Your task:
Without the pictures, output the lines of the material from the very first through the one that holds "const yTicks = [0, 200, 400, 600, 800, 1000, 1200];".

Provided data:

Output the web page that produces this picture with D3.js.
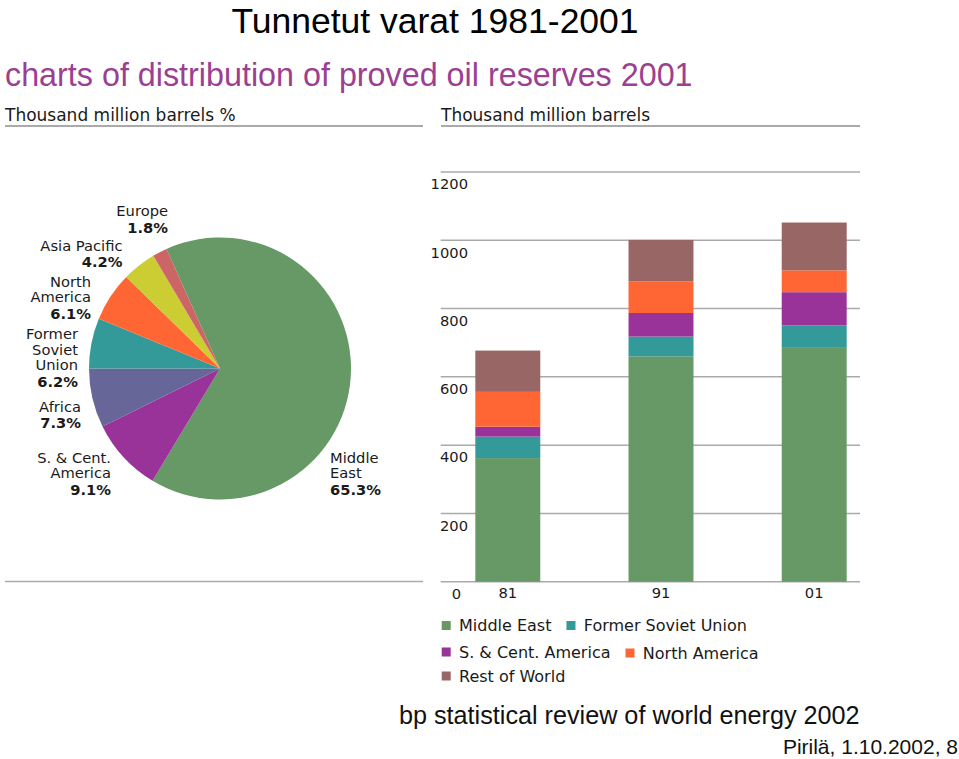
<!DOCTYPE html>
<html>
<head>
<meta charset="utf-8">
<script src="https://cdn.jsdelivr.net/npm/d3@7"></script>
<style>
  html, body { margin: 0; padding: 0; background: #fff; }
  svg { display: block; }
</style>
</head>
<body>
<svg id="chart" width="959" height="759"></svg>
<script>
// ---------- DATA ----------
const pieRegions = ["Middle East", "S. & Cent. America", "Africa", "Former Soviet Union", "North America", "Asia Pacific", "Europe"];
const pieShares = [65.3, 9.1, 7.3, 6.2, 6.1, 4.2, 1.8];
const pieLabelLines = [
  ["Middle", "East"],
  ["S. & Cent.", "America"],
  ["Africa"],
  ["Former", "Soviet", "Union"],
  ["North", "America"],
  ["Asia Pacific"],
  ["Europe"]
];

const years = ["81", "91", "01"];
const barSeries = ["Middle East", "Former Soviet Union", "S. & Cent. America", "North America", "Rest of World"];
const middleEast = [362, 660, 685];
const formerSovietUnion = [63, 58, 66];
const sCentAmerica = [29, 69, 97];
const northAmerica = [102, 93, 64];
const restOfWorld = [121, 121, 140];
const yTicks = [0, 200, 400, 600, 800, 1000, 1200];

// ---------- STYLE ----------
const pieColors = {
  "Middle East": "#669966",
  "S. & Cent. America": "#993399",
  "Africa": "#666699",
  "Former Soviet Union": "#339999",
  "North America": "#ff6633",
  "Asia Pacific": "#cccc33",
  "Europe": "#cc6666"
};
const barColors = {
  "Middle East": "#669966",
  "Former Soviet Union": "#339999",
  "S. & Cent. America": "#993399",
  "North America": "#ff6633",
  "Rest of World": "#996666"
};
const verd = "'DejaVu Sans', Verdana, sans-serif";
const arial = "'Liberation Sans', Arial, sans-serif";
const ink = "#1a1a1a";
const rule = "#aaaaaa";

const svg = d3.select("#chart");

// ---------- TITLES ----------
svg.append("text").attr("x", 435).attr("y", 32.5).attr("text-anchor", "middle")
  .attr("font-family", arial).attr("font-size", 35.5).attr("fill", "#000")
  .text("Tunnetut varat 1981-2001");
svg.append("text").attr("x", 5).attr("y", 86)
  .attr("font-family", arial).attr("font-size", 32.3).attr("fill", "#9b3f92")
  .text("charts of distribution of proved oil reserves 2001");

svg.append("text").attr("x", 5).attr("y", 121)
  .attr("font-family", verd).attr("font-size", 17).attr("fill", ink)
  .text("Thousand million barrels %");
svg.append("text").attr("x", 441).attr("y", 121)
  .attr("font-family", verd).attr("font-size", 17).attr("fill", ink)
  .text("Thousand million barrels");
svg.append("line").attr("x1", 5).attr("x2", 423).attr("y1", 126).attr("y2", 126)
  .attr("stroke", rule).attr("stroke-width", 2);
svg.append("line").attr("x1", 441).attr("x2", 860).attr("y1", 126).attr("y2", 126)
  .attr("stroke", rule).attr("stroke-width", 2);
// bottom rule of pie panel
svg.append("line").attr("x1", 5).attr("x2", 423).attr("y1", 581.5).attr("y2", 581.5)
  .attr("stroke", rule).attr("stroke-width", 1.5);

// ---------- PIE ----------
const pieData = pieRegions.map((r, i) => ({ region: r, value: pieShares[i], lines: pieLabelLines[i] }));
const total = d3.sum(pieShares);
// Former Soviet Union starts at 9 o'clock
const beforeFSU = d3.sum(pieShares.slice(0, 3));
const start = -Math.PI / 2 - 2 * Math.PI * beforeFSU / total;
const pie = d3.pie().sort(null).value(d => d.value).startAngle(start).endAngle(start + 2 * Math.PI);
const arc = d3.arc().innerRadius(0).outerRadius(131);
const pieG = svg.append("g").attr("transform", "translate(220,368.5)");
pieG.selectAll("path").data(pie(pieData)).join("path")
  .attr("d", arc).attr("fill", d => pieColors[d.data.region]);

// label layout (anchor x, baseline of first line, text-anchor)
const labelLayout = {
  "Europe": [168, 216, "end"],
  "Asia Pacific": [122.5, 250.5, "end"],
  "North America": [91, 286.5, "end"],
  "Former Soviet Union": [78, 339.3, "end"],
  "Africa": [81, 411.7, "end"],
  "S. & Cent. America": [111, 462.7, "end"],
  "Middle East": [330, 462.7, "start"]
};
pieData.forEach(d => {
  const [x, y, anchor] = labelLayout[d.region];
  const t = svg.append("text").attr("x", x).attr("y", y).attr("text-anchor", anchor)
    .attr("font-family", verd).attr("font-size", 14.7).attr("fill", ink);
  d.lines.forEach((ln, i) => {
    t.append("tspan").attr("x", x).attr("dy", i === 0 ? 0 : 15.3).text(ln);
  });
  t.append("tspan").attr("x", x).attr("dy", 16.7).attr("font-weight", "bold")
    .text(d3.format(".1f")(d.value) + "%");
});

// ---------- STACKED BARS ----------
const seriesArrays = [middleEast, formerSovietUnion, sCentAmerica, northAmerica, restOfWorld];
const rows = years.map((y, i) => {
  const o = { year: y };
  barSeries.forEach((s, k) => o[s] = seriesArrays[k][i]);
  return o;
});
const stack = d3.stack().keys(barSeries)(rows);

const x = d3.scaleBand().domain(years).range([431.2, 890.8]).paddingInner(0.576).paddingOuter(0.288);
const y = d3.scaleLinear().domain([0, 1200]).range([581.7, 172]);

// gridlines
svg.append("g").selectAll("line").data(yTicks).join("line")
  .attr("x1", 440.7).attr("x2", 860)
  .attr("y1", d => y(d)).attr("y2", d => y(d))
  .attr("stroke", rule).attr("stroke-width", 1.5);

svg.append("g").selectAll("g").data(stack).join("g")
  .attr("fill", d => barColors[d.key])
  .selectAll("rect").data(d => d).join("rect")
  .attr("x", d => x(d.data.year))
  .attr("width", x.bandwidth())
  .attr("y", d => y(d[1]))
  .attr("height", d => y(d[0]) - y(d[1]));

// y axis labels (below each gridline)
const yAxis = d3.axisLeft(y).tickValues(yTicks).tickSize(0).tickPadding(0).tickFormat(d3.format("d"));
const yAxisG = svg.append("g").attr("transform", "translate(468,12)").call(yAxis);
yAxisG.select(".domain").remove();
yAxisG.selectAll("text").attr("font-family", verd).attr("font-size", 14.7).attr("fill", ink)
  .attr("x", d => d === 0 ? -7 : 0);

// x axis labels
const xAxis = d3.axisBottom(x).tickSize(0).tickPadding(0);
const xAxisG = svg.append("g").attr("transform", "translate(0,588)").call(xAxis);
xAxisG.select(".domain").remove();
xAxisG.selectAll("text").attr("font-family", verd).attr("font-size", 14.7).attr("fill", ink).attr("dy", "0.71em");

// ---------- LEGEND ----------
const legendRows = [["Middle East", "Former Soviet Union"], ["S. & Cent. America", "North America"], ["Rest of World"]];
const legendRowY = [625.5, 652, 676];
legendRows.forEach((row, ri) => {
  let cx = 441.7;
  row.forEach((name, ci) => {
    const g = svg.append("g");
    const yy = legendRowY[ri] + (ci === 1 && ri === 1 ? 1 : 0);
    g.append("rect").attr("x", cx).attr("y", yy - 4.5).attr("width", 9).attr("height", 9)
      .attr("fill", barColors[name]);
    const t = g.append("text").attr("x", cx + 17.3).attr("y", yy).attr("dy", "0.36em")
      .attr("font-family", verd).attr("font-size", 16).attr("fill", ink).text(name);
    cx = cx + 17.3 + t.node().getComputedTextLength() + 15;
  });
});

// ---------- FOOTER ----------
svg.append("text").attr("x", 399).attr("y", 724)
  .attr("font-family", arial).attr("font-size", 25.2).attr("fill", "#111")
  .text("bp statistical review of world energy 2002");
svg.append("text").attr("x", 958).attr("y", 754).attr("text-anchor", "end")
  .attr("font-family", arial).attr("font-size", 21).attr("fill", "#111")
  .text("Pirilä, 1.10.2002, 8");
</script>
</body>
</html>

Result of this exercise:
Output the web page that produces this picture with D3.js.
<!DOCTYPE html>
<html>
<head>
<meta charset="utf-8">
<script src="https://cdn.jsdelivr.net/npm/d3@7"></script>
<style>
  html, body { margin: 0; padding: 0; background: #fff; }
  svg { display: block; }
</style>
</head>
<body>
<svg id="chart" width="959" height="759"></svg>
<script>
// ---------- DATA ----------
const pieRegions = ["Middle East", "S. & Cent. America", "Africa", "Former Soviet Union", "North America", "Asia Pacific", "Europe"];
const pieShares = [65.3, 9.1, 7.3, 6.2, 6.1, 4.2, 1.8];
const pieLabelLines = [
  ["Middle", "East"],
  ["S. & Cent.", "America"],
  ["Africa"],
  ["Former", "Soviet", "Union"],
  ["North", "America"],
  ["Asia Pacific"],
  ["Europe"]
];

const years = ["81", "91", "01"];
const barSeries = ["Middle East", "Former Soviet Union", "S. & Cent. America", "North America", "Rest of World"];
const middleEast = [362, 660, 685];
const formerSovietUnion = [63, 58, 66];
const sCentAmerica = [29, 69, 97];
const northAmerica = [102, 93, 64];
const restOfWorld = [121, 121, 140];
const yTicks = [0, 200, 400, 600, 800, 1000, 1200];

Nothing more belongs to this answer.